Monday, July 10, 2017

More fun with Cumorah - Google Earth edition

If you search for the Hill Cumorah on Google Earth right now, you'll get a nice aerial view of the bizarre Mayan pyramid built on what many LDS scholars now refer to merely as "a hill in New York." Look at this link.

In case Google updates the satellite photo, here it is:


 In the view below, you get some additional ground-level photos of two Cumorahs!


The one on top is "a hill in New York" that was identified as Cumorah by Joseph Smith, Oliver Cowdery, and all of their contemporaries, as well as Joseph Fielding Smith, Marion G. Romney, Mark E. Peterson, etc.

Mesomaniac LDS scholars now want you to believe this New York Cumorah was a false tradition. They insist that all of the modern prophets and apostles listed above were ignorant speculators who misled the Church until the BYU Mesomanics figured it out and rescued us from this false tradition. At least, this is what you will be taught if you attend BYU or read any of the publicatons of the citation cartel (BYU Studies, Mesomania Meridian Magazine, the Interpreter, FairMormon, BMAF and its subsidiary Book of Mormon Central America, etc.).

Instead, the citation cartel insists that you believe the lower photo is the "real" Cumorah. This is Cerro El Vigia Near Santiago Tuxtla, Veracruz, Mexico. You can see it better here, about half way down the page.

Cerro El Vigia is only one of multiple "candidates" for the comical wild goose chase for the "real" Cumorah in Mesoamerica. 

Of course, our favorite location for Cumorah doesn't show up on Google Earth yet. It never will, actually, because it's the mythical map being taught to every new BYU student, shown at the left in close-up. This is the map invented as a response to the official policy at BYU to stop teaching the two-Cumorahs and Mesoamerican theories. The staff simply used the traditional Mesomania interpretations of the text and used actual North and South instead of the Sorenson translation in which North means West, etc. Then they avoided the many problems presented by variations of the Mesomania models by making their own assumptions and creating a video-game version of the imaginary Book of Mormon lands.

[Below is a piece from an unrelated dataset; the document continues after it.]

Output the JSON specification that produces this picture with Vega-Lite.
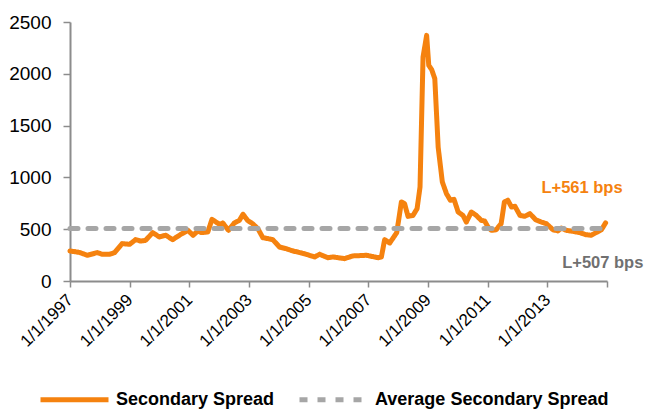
{
  "$schema": "https://vega.github.io/schema/vega-lite/v6.json",
  "width": 537,
  "height": 259,
  "autosize": {"type": "none"},
  "padding": {"left": 70, "top": 22, "right": 38, "bottom": 129},
  "background": "white",
  "config": {
    "view": {"stroke": null},
    "font": "Liberation Sans, Arial, sans-serif",
    "axis": {
      "domainColor": "#8c8c8c",
      "domainWidth": 2,
      "tickColor": "#8c8c8c",
      "tickWidth": 1.5,
      "grid": false,
      "labelColor": "#000000",
      "labelFont": "Liberation Sans, Arial, sans-serif"
    }
  },
  "datasets": {
    "spread": [
      {"date": "1997-01-01", "value": 290},
      {"date": "1997-05-01", "value": 275},
      {"date": "1997-08-01", "value": 248},
      {"date": "1997-12-01", "value": 274},
      {"date": "1998-02-01", "value": 258},
      {"date": "1998-05-01", "value": 258},
      {"date": "1998-07-01", "value": 274},
      {"date": "1998-10-01", "value": 361},
      {"date": "1999-01-01", "value": 354},
      {"date": "1999-03-15", "value": 399},
      {"date": "1999-05-15", "value": 386},
      {"date": "1999-07-15", "value": 392},
      {"date": "1999-10-10", "value": 467},
      {"date": "2000-01-01", "value": 425},
      {"date": "2000-03-20", "value": 441},
      {"date": "2000-06-10", "value": 399},
      {"date": "2000-09-20", "value": 451},
      {"date": "2000-12-15", "value": 489},
      {"date": "2001-02-15", "value": 441},
      {"date": "2001-04-15", "value": 483},
      {"date": "2001-05-25", "value": 467},
      {"date": "2001-08-15", "value": 473},
      {"date": "2001-10-05", "value": 595},
      {"date": "2002-01-05", "value": 547},
      {"date": "2002-02-15", "value": 560},
      {"date": "2002-04-25", "value": 489},
      {"date": "2002-07-05", "value": 560},
      {"date": "2002-09-05", "value": 585},
      {"date": "2002-10-20", "value": 644},
      {"date": "2002-12-15", "value": 585},
      {"date": "2003-02-15", "value": 553},
      {"date": "2003-04-20", "value": 505},
      {"date": "2003-06-20", "value": 418},
      {"date": "2003-08-20", "value": 409},
      {"date": "2003-10-20", "value": 399},
      {"date": "2004-01-10", "value": 328},
      {"date": "2004-04-01", "value": 312},
      {"date": "2004-06-25", "value": 289},
      {"date": "2004-09-15", "value": 274},
      {"date": "2004-12-01", "value": 258},
      {"date": "2005-03-15", "value": 232},
      {"date": "2005-05-15", "value": 258},
      {"date": "2005-08-25", "value": 225},
      {"date": "2005-10-25", "value": 232},
      {"date": "2006-03-15", "value": 216},
      {"date": "2006-06-25", "value": 242},
      {"date": "2006-12-10", "value": 248},
      {"date": "2007-05-01", "value": 225},
      {"date": "2007-06-10", "value": 232},
      {"date": "2007-07-20", "value": 399},
      {"date": "2007-09-20", "value": 367},
      {"date": "2007-12-15", "value": 467},
      {"date": "2008-02-10", "value": 763},
      {"date": "2008-03-20", "value": 746},
      {"date": "2008-05-01", "value": 624},
      {"date": "2008-07-01", "value": 633},
      {"date": "2008-08-20", "value": 698},
      {"date": "2008-09-25", "value": 907},
      {"date": "2008-11-01", "value": 2162},
      {"date": "2008-12-15", "value": 2371},
      {"date": "2009-01-10", "value": 2082},
      {"date": "2009-02-15", "value": 2040},
      {"date": "2009-03-25", "value": 1953},
      {"date": "2009-05-05", "value": 1293},
      {"date": "2009-06-25", "value": 956},
      {"date": "2009-08-15", "value": 843},
      {"date": "2009-10-01", "value": 779},
      {"date": "2009-11-15", "value": 788},
      {"date": "2010-01-05", "value": 666},
      {"date": "2010-03-05", "value": 633},
      {"date": "2010-04-15", "value": 569},
      {"date": "2010-06-15", "value": 666},
      {"date": "2010-08-15", "value": 633},
      {"date": "2010-10-15", "value": 585},
      {"date": "2010-11-25", "value": 579},
      {"date": "2011-01-05", "value": 521},
      {"date": "2011-02-15", "value": 489},
      {"date": "2011-04-15", "value": 495},
      {"date": "2011-06-15", "value": 553},
      {"date": "2011-07-25", "value": 763},
      {"date": "2011-09-05", "value": 779},
      {"date": "2011-10-20", "value": 714},
      {"date": "2011-12-01", "value": 721},
      {"date": "2012-02-01", "value": 633},
      {"date": "2012-03-30", "value": 624},
      {"date": "2012-06-01", "value": 650},
      {"date": "2012-08-10", "value": 592},
      {"date": "2012-10-20", "value": 569},
      {"date": "2012-12-20", "value": 553},
      {"date": "2013-03-10", "value": 495},
      {"date": "2013-05-10", "value": 483},
      {"date": "2013-06-20", "value": 511},
      {"date": "2013-08-20", "value": 489},
      {"date": "2013-11-10", "value": 479},
      {"date": "2014-02-01", "value": 467},
      {"date": "2014-04-20", "value": 447},
      {"date": "2014-06-20", "value": 441},
      {"date": "2014-08-20", "value": 467},
      {"date": "2014-10-25", "value": 495},
      {"date": "2014-12-15", "value": 561}
    ],
    "average": [
      {"date": "1997-01-01", "value": 507},
      {"date": "2014-12-31", "value": 507}
    ],
    "labels": [
      {"date": "2014-03-01", "value": 895, "label": "L+561 bps", "kind": "current"},
      {"date": "2014-11-10", "value": 171, "label": "L+507 bps", "kind": "average"}
    ]
  },
  "encoding": {
    "x": {
      "field": "date",
      "type": "temporal",
      "scale": {
        "type": "utc",
        "domain": [
          {"year": 1997, "month": 1, "date": 1, "utc": true},
          {"year": 2015, "month": 1, "date": 1, "utc": true}
        ]
      },
      "axis": {
        "title": null,
        "values": [
          {"year": 1997, "month": 1, "date": 1, "utc": true},
          {"year": 1999, "month": 1, "date": 1, "utc": true},
          {"year": 2001, "month": 1, "date": 1, "utc": true},
          {"year": 2003, "month": 1, "date": 1, "utc": true},
          {"year": 2005, "month": 1, "date": 1, "utc": true},
          {"year": 2007, "month": 1, "date": 1, "utc": true},
          {"year": 2009, "month": 1, "date": 1, "utc": true},
          {"year": 2011, "month": 1, "date": 1, "utc": true},
          {"year": 2013, "month": 1, "date": 1, "utc": true},
          {"year": 2015, "month": 1, "date": 1, "utc": true}
        ],
        "labelExpr": "utcFormat(datum.value, '%Y') == '2015' ? '' : utcFormat(datum.value, '%-m/%-d/%Y')",
        "labelAngle": -45,
        "labelAlign": "right",
        "labelBaseline": "middle",
        "labelFontSize": 17,
        "labelPadding": 10,
        "tickSize": 6,
        "labelFlush": false,
        "labelOverlap": false,
        "labelBound": false
      }
    },
    "y": {
      "field": "value",
      "type": "quantitative",
      "scale": {"domain": [0, 2500], "nice": false},
      "axis": {
        "title": null,
        "values": [0, 500, 1000, 1500, 2000, 2500],
        "labelFontSize": 19,
        "tickSize": 7,
        "labelPadding": 12,
        "format": "d"
      }
    }
  },
  "layer": [
    {
      "data": {"name": "spread"},
      "transform": [{"calculate": "'Secondary Spread'", "as": "series"}],
      "mark": {"type": "line", "strokeWidth": 5, "strokeJoin": "round", "strokeCap": "round"},
      "encoding": {
        "color": {
          "field": "series",
          "type": "nominal",
          "scale": {
            "domain": ["Secondary Spread", "Average Secondary Spread"],
            "range": ["#F5820F", "#A6A6A6"]
          },
          "legend": {
            "title": null,
            "orient": "none",
            "direction": "horizontal",
            "legendX": -32,
            "legendY": 341,
            "padding": 0,
            "symbolType": "stroke",
            "symbolSize": 4624,
            "symbolStrokeWidth": 5,
            "labelFontSize": 18,
            "labelFontWeight": "bold",
            "labelColor": "#000000",
            "labelFont": "Liberation Sans, Arial, sans-serif",
            "labelOffset": 5,
            "columnPadding": 14,
            "labelLimit": 400
          }
        },
        "strokeDash": {
          "field": "series",
          "type": "nominal",
          "scale": {
            "domain": ["Secondary Spread", "Average Secondary Spread"],
            "range": [[1, 0], [8, 10]]
          },
          "legend": null
        }
      }
    },
    {
      "data": {"name": "average"},
      "transform": [{"calculate": "'Average Secondary Spread'", "as": "series"}],
      "mark": {"type": "line", "strokeWidth": 5, "strokeCap": "round"},
      "encoding": {
        "color": {"field": "series", "type": "nominal"},
        "strokeDash": {"field": "series", "type": "nominal"}
      }
    },
    {
      "data": {"name": "labels"},
      "transform": [{"filter": "datum.kind == 'current'"}],
      "mark": {"type": "text", "align": "center", "baseline": "middle", "fontSize": 16.5, "fontWeight": "bold", "color": "#F5820F", "font": "Liberation Sans, Arial, sans-serif"},
      "encoding": {"text": {"field": "label"}}
    },
    {
      "data": {"name": "labels"},
      "transform": [{"filter": "datum.kind == 'average'"}],
      "mark": {"type": "text", "align": "center", "baseline": "middle", "fontSize": 16.5, "fontWeight": "bold", "color": "#707070", "font": "Liberation Sans, Arial, sans-serif"},
      "encoding": {"text": {"field": "label"}}
    }
  ]
}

BYU students are expected to have increased faith in the Book of Mormon by learning that the events took place in a mythical, video game setting.

Of course, BYU students are never taught about Letter VII and the related historical context. Nor are any readers of material published by the citation cartel.

I'd rather have people read the text of the Book of Mormon and Letter VII than anything ever published by the citation cartel.